Lo que no han entendido los que lo critican tan frívolamente es que Chumpitaz, harto de Chemo, cansado de lo gris, separado de Oblitas, aspiraba a esta campaña devota de la ruina para decirnos –y aquí está el detalle- que nada de lo hecho por quienes fracasaron antes y matizadamente vale la pena, que no hay nada peor que las derrotas intercaladas (o sea las victorias inservibles) y que ya era tiempo de que el fútbol peruano se pareciera a parte de nuestra historia.

¿Por qué no unir el fútbol peruano con la vieja levadura de la historia? Me imagino que eso debe de haber pensado Chumpitaz en sus momentos de reflexión.

Y debe de haberse dicho: nada con Cáceres, que nos distrajo en la derrota, ni con Grau, que lavó a solas (y con agua salada) el honor nacional, ni con Bolognesi, que nos permitió disimular algunas cobardías.

¡Nada de eso! –debe haberse dicho Chumpitaz.

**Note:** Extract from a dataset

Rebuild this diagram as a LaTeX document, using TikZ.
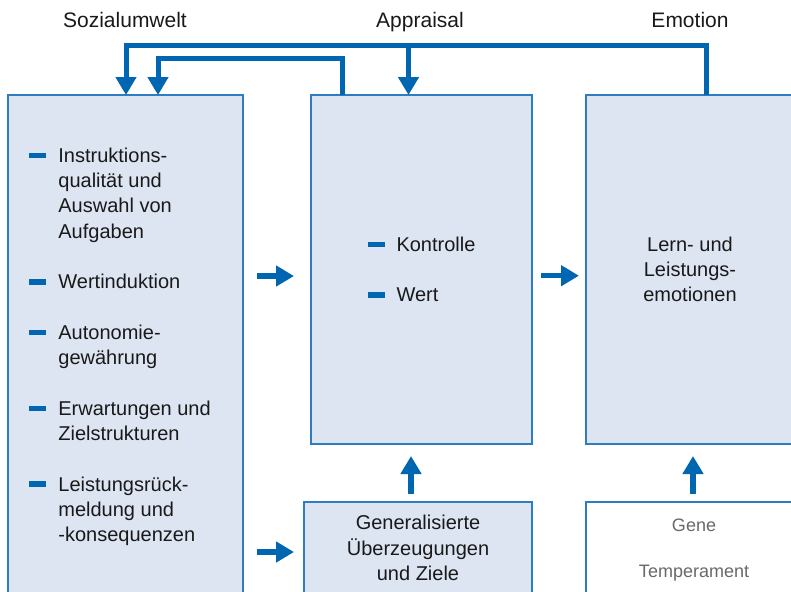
\documentclass[tikz,border=0pt]{standalone}
\usepackage{fontspec}
\setmainfont{Liberation Sans}
\usepackage{tikz}
\usetikzlibrary{arrows.meta, positioning}

\definecolor{pfeilblau}{RGB}{0,102,178}
\definecolor{rahmenblau}{RGB}{46,125,192}
\definecolor{kastenblau}{RGB}{222,229,242}
\definecolor{textgrau}{RGB}{105,105,105}

\newcommand{\strich}{\textcolor{pfeilblau}{\rule[2.1pt]{8.5pt}{2.8pt}}\hspace{6pt}}
\newcommand{\einzug}{\hspace*{14.5pt}}

\begin{document}
\begin{tikzpicture}[
    x=0.5pt, y=-0.5pt,
    box/.style={rectangle, draw=rahmenblau, line width=0.6pt, fill=kastenblau, inner sep=0pt, outer sep=0pt, text=black!90, font=\fontsize{10}{12.65}\selectfont, align=center},
    heading/.style={font=\fontsize{10.5}{12}\selectfont, text=black!90, anchor=base},
    liste/.style={font=\fontsize{10}{12.65}\selectfont, align=left, inner sep=0pt, text=black!90},
    pfeil/.style={line width=2.75pt, draw=pfeilblau, -{Triangle[width=10pt,length=9pt]}}
]
    \useasboundingbox (0,0) rectangle (791,591);
    \clip (0,0) rectangle (791,591);

    \node (hsoz) [heading] at (125,27) {Sozialumwelt};
    \node (happ) [heading] at (420,27) {Appraisal};
    \node (hemo) [heading] at (690,27) {Emotion};

    \node (soz) [box, anchor=north west, minimum width=117.5pt, minimum height=260pt] at (8,95) {};
    \node (app) [box, align=left, right=34pt of soz.north east, anchor=north west, minimum width=110.5pt, minimum height=174.5pt] {\strich Kontrolle\\[12.65pt]\strich Wert};
    \node (emo) [box, right=27pt of app.north east, anchor=north west, minimum width=104pt, minimum height=174.5pt] {Lern- und\\Leistungs-\\emotionen};
    \node (gen) [box, below=29pt of app.south west, anchor=north west, xshift=-3.5pt, minimum width=114pt, minimum height=46pt] {Generalisierte\\Überzeugungen\\und Ziele};
    \node (gene) [box, fill=white, text=textgrau, font=\fontsize{9}{11.5}\selectfont, inner ysep=8.25pt, minimum width=108pt, below=29pt of emo.south west, anchor=north west] {Gene\\[11.5pt]Temperament};

    \node (liste) [liste, anchor=north west] at (29,147.4) {\strich Instruktions-\\\einzug qualität und\\\einzug Auswahl von\\\einzug Aufgaben\\[12.65pt]
        \strich Wertinduktion\\[12.65pt]
        \strich Autonomie-\\\einzug gewährung\\[12.65pt]
        \strich Erwartungen und\\\einzug Zielstrukturen\\[12.65pt]
        \strich Leistungsrück-\\\einzug meldung und\\\einzug -konsequenzen};

    % Rueckwirkungen oben
    \coordinate (knick) at (408.5,45.5);
    \draw [pfeil, line width=2.5pt] ([xshift=60pt]emo.north west) -- ++(0,-49.5) -| ([xshift=59pt]soz.north west);
    \draw [pfeil, line width=2.5pt] (knick) -- (knick |- app.north);
    \draw [pfeil, line width=2.5pt] ([xshift=15.5pt]app.north west) -- ++(0,-36.5) -| ([xshift=75pt]soz.north west);

    \draw [pfeil, shorten <=7pt, shorten >=8.5pt] ([yshift=-3.25pt]app.west -| soz.east) -- ([yshift=-3.25pt]app.west);
    \draw [pfeil, shorten <=4.5pt, shorten >=3.5pt] ([yshift=-3.1pt]app.east) -- ([yshift=-3.1pt]emo.west);
    \draw [pfeil, shorten <=7pt, shorten >=5pt] ([yshift=-2pt]gen.west -| soz.east) -- ([yshift=-2pt]gen.west);
    \draw [pfeil, shorten <=4pt, shorten >=6pt] ([xshift=-3.5pt]gen.north) -- ([xshift=-3.5pt]gen.north |- app.south);
    \draw [pfeil, shorten <=4pt, shorten >=6pt] ([xshift=-0.5pt]gene.north) -- ([xshift=-0.5pt]gene.north |- emo.south);
\end{tikzpicture}
\end{document}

Y debe haberse dicho seguidamente:

-Que todo se parezca al Prado presidente que era general chileno honorario y que se fugó apenas estalló la guerra. Y que se parezca al Piérola que todo lo que tocaba se desvanecía en un flato maloliente. Y que sea como Iglesias, el traidor ciento por ciento. Y que se parezca –retrocediendo- a Felipillo, resumen de la infamia. Y –avanzando en el tiempo- a Montesinos, maldito hasta las uñas.
Tito Chumpitaz no es sólo un entrenador de fútbol. Es un filósofo y un artista extremo. Sólo hay que comprenderlo.